Down the pub with Heathrow Hub

On 8th August 2012, Conserve the Chilterns and Countryside Group, organised a meeting in the White Lion in Great Missenden with presentations from Steve Costello of Heathrow Hub and Mark Bostock, a former ARUP director who is currently working as a consultant examining the problems of accessibility to London’s Heathrow Airport and assessing the potential for creating an inter-modal transport hub on the UK’s Great Western Rail Line.

Costello started by stating that when HS2 was announced, they had expected a route via the M40 which is what had been promoted to five different Secretaries of State for Transport, but the problem was that HS2 became this grand projet which completely forgot about overall transport policy, and specifically aviation. Whilst the Government talk about Victorians, they feel that HS2 is a traditional Victorian railway of the private era in that it goes point to point and doesn’t provide interconnectivity.

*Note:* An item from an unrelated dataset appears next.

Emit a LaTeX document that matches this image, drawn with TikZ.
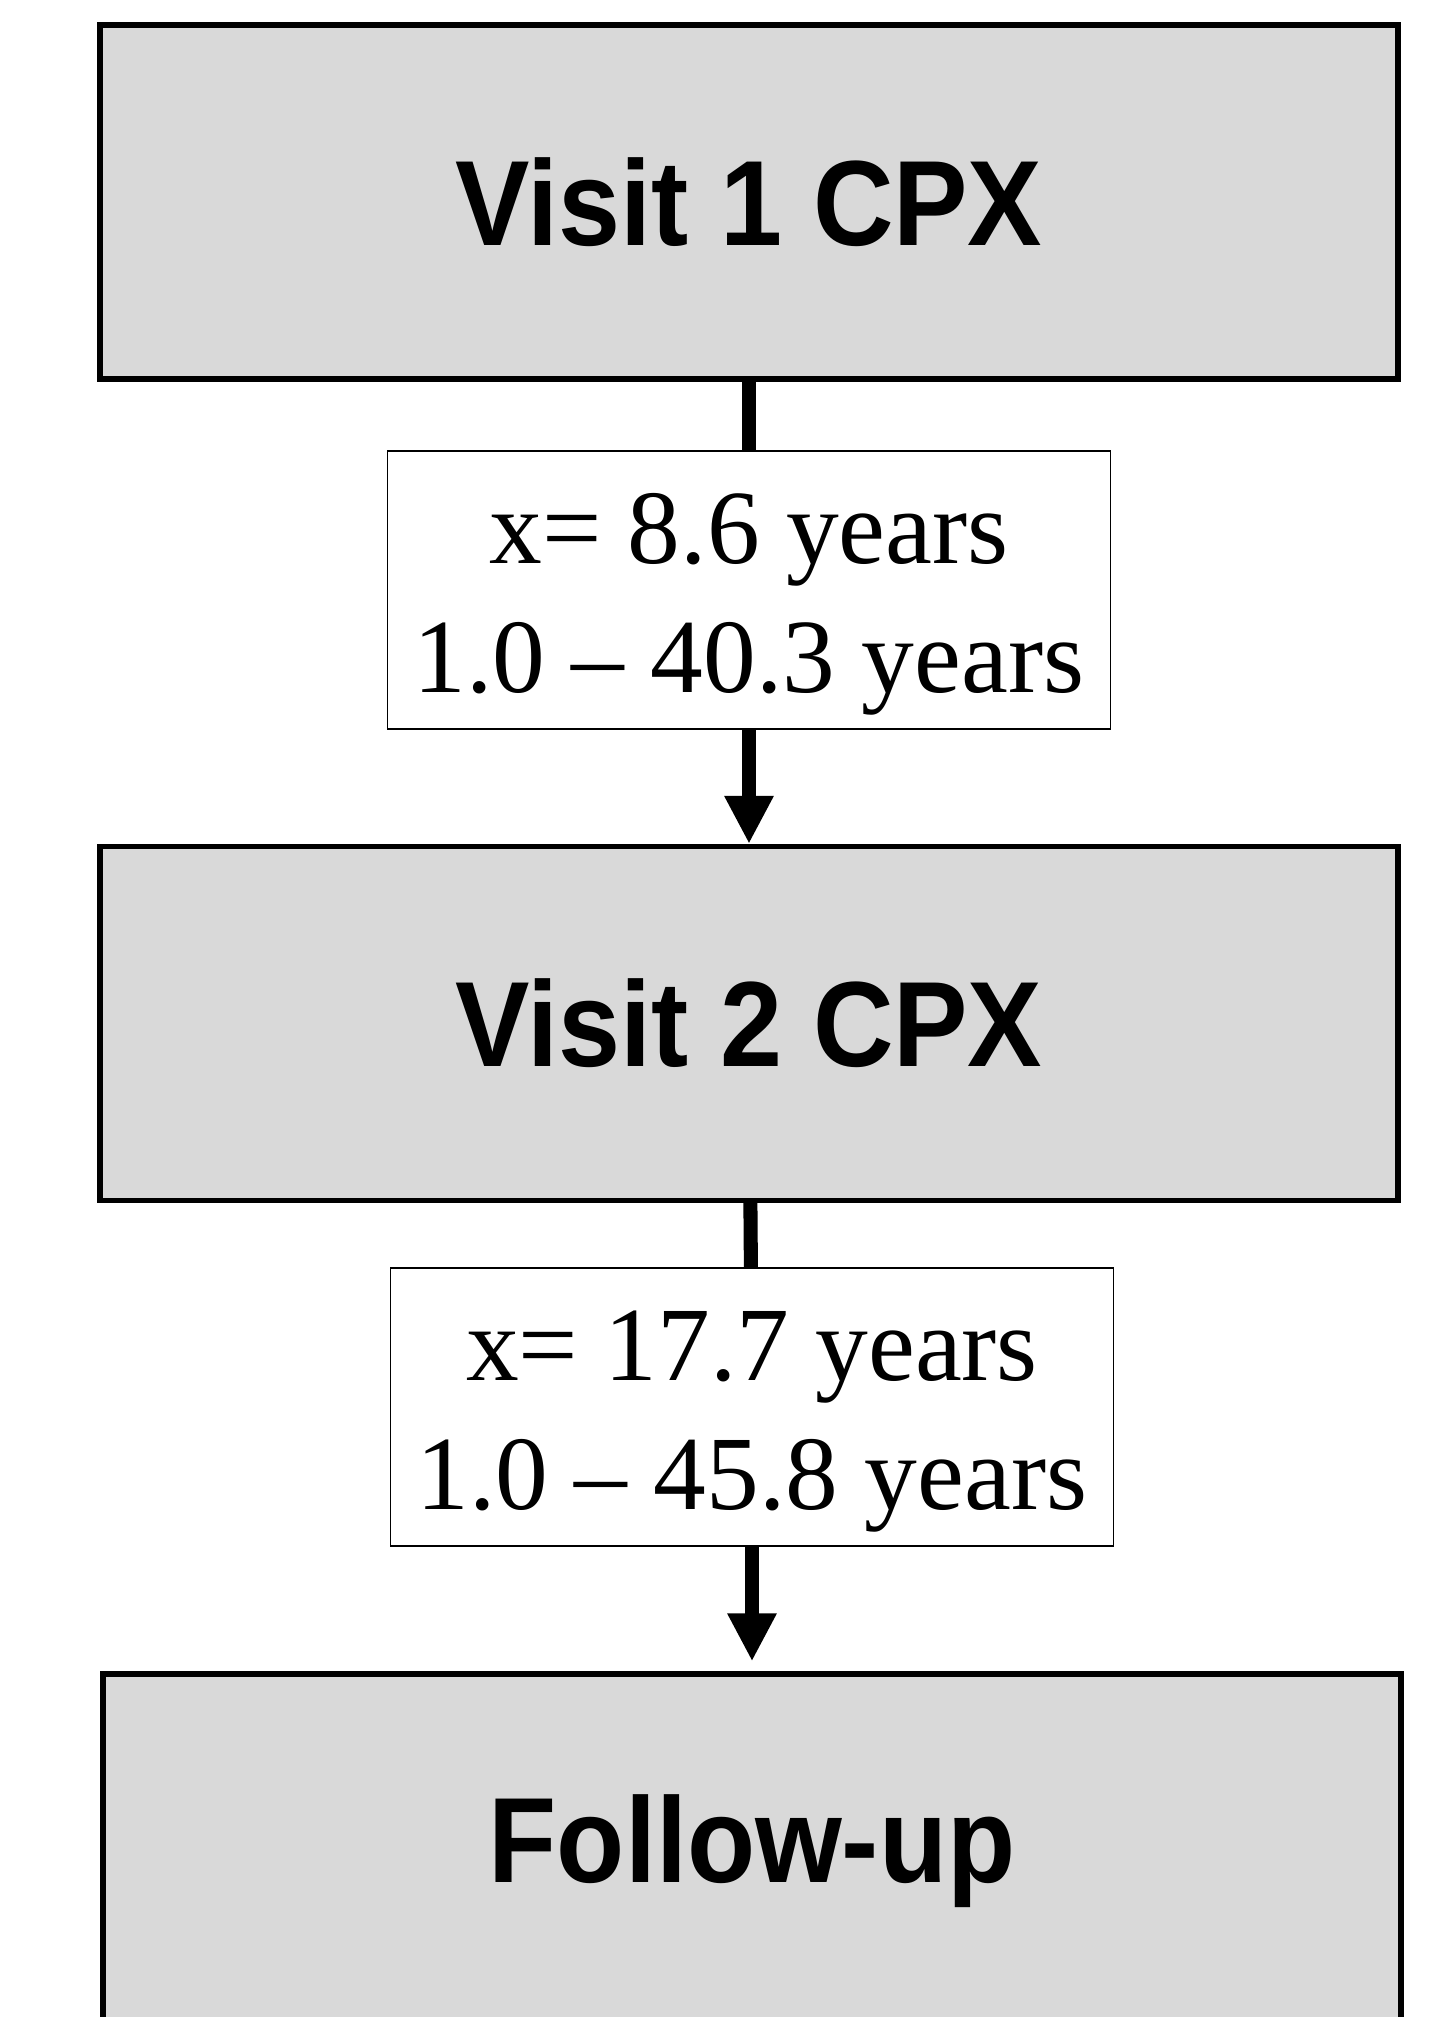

They obviously had been punting their own route for HS2. This alternative would avoid The Chiltern AONB by tunnelling through at it’s thinnest point, and reduce the effects on West London, costing billions less and crucially from their point of view it would get people to use trains instead of cars to get to Heathrow. The only disbenefit in Costellos mind is that it would take 3 minutes more to get from London to Birmigham. They, like the other people campaigning against HS2 have used the Governments own figures in that analysis, but in their own analysis they expect that the actual cost of HS2 as proposed would be a whopping £81.2bn netting revenues of only £22.2bn, representing a cost to the taxpayer of £59bn.

Now, with the HLOS announcement for various parts of electrification, instead of a new HS2 route they are suggesting that another option for interconnectivity would be that following a high speed link from HS1 to Heathrow, high speed trains could be put on the proposed east-west line to Cambridge, with any interconnecting station serving Heathrow also feeding in to the Great Western route to Cardiff and Bristol.

Mark Bostock was quick to bemoan that the Government had forgotten everything they had learned from the experience of HS1 saying;
“With HS1, the Government originally came up with 4 alignments. None were thought through, and this has been replicated with HS2, in that it has all been done without communicating with the people affected. We (ARUP) came up with other plans and back then we didn’t need to go to Judicial Review to get the Government to listen. We had come to the conclusion that speed wasn’t the thing mainly needed. We felt HS1 should follow existing motorways and interconnect with rail. These became known as ‘The Kent Principles’ and HS2 Ltd has not been willing to consider any of these issues.”

“We’ve had to look at this forensically. The reason we have ended up with the current HS2 proposal is because HS2 Ltd were instructed to take it through Old Oak Common and it’s been like that since then. Ministers have found looking at Heathrow a complex issues which they didn’t want to get involved with the politics of it. Also there are a lot of people in DfT with long memories which didn’t like getting beaten 20 years ago. Back then, there were different proposals which the Government looked at properly. We can’t understand why they are not looking at that now. They were all looked at from a cost and environmental point of view, but Government aren’t interested in that or the wider economic impacts either, they simply have this engineering led solution. I find it extraordinary that Heathrow was retrofitted and other solutions were not looked at. If there is a better solution, lets see it and we might back it.”

Costello then said;
“HS2 Ltd have ignored the fact that 98% of people [travelling between Oxford and Heathrow] get to Heathrow by road and what a rail link could do to effect that. None of the HS2 routes looked at the Kent Principles and they ignored what had happened previously in international examples, such as making airport links through lines. HS2 Ltd also ignored access from west, which was in their remit. HS2 Ltd have never considered tunnelling under the M40, like has happened on continent.”

Whilst Costello had been talking about talking about the fact Heathrow Hub have been talking about alternative route options, he was keen to reach a consensus, not on different route proposals which organisations such as Stop HS2 would not be able to support as of course changing the route does not mean HS2 would suddenly become a good idea, but a consensus on the process.

“What we are looking for is a consensus, not on any specific proposal, but on the process and that that process should pause, the government should stop and look at the issue of an overall transport strategy and make the best decision for UK PLC. You could get 84858km of cycleways for £16.9bn and all the health and environmental benefits they would bring on top, you could get an urban tram for the 10 largest cities for £2bn looking at what the cost has been in Nottingham and you have to look at what Stop HS2 have been saying about broadband and looking at our transport infrastructure in the round. We are a small country which depends on interconnectivity and we want a form of consensus on pausing, so if we are going to do something, we do something sensible. If we are going to have a rational debate about aviation, it has to include rail and road. The problem we face is these grand projets are exciting to politicians and it makes it look like they are doing something.”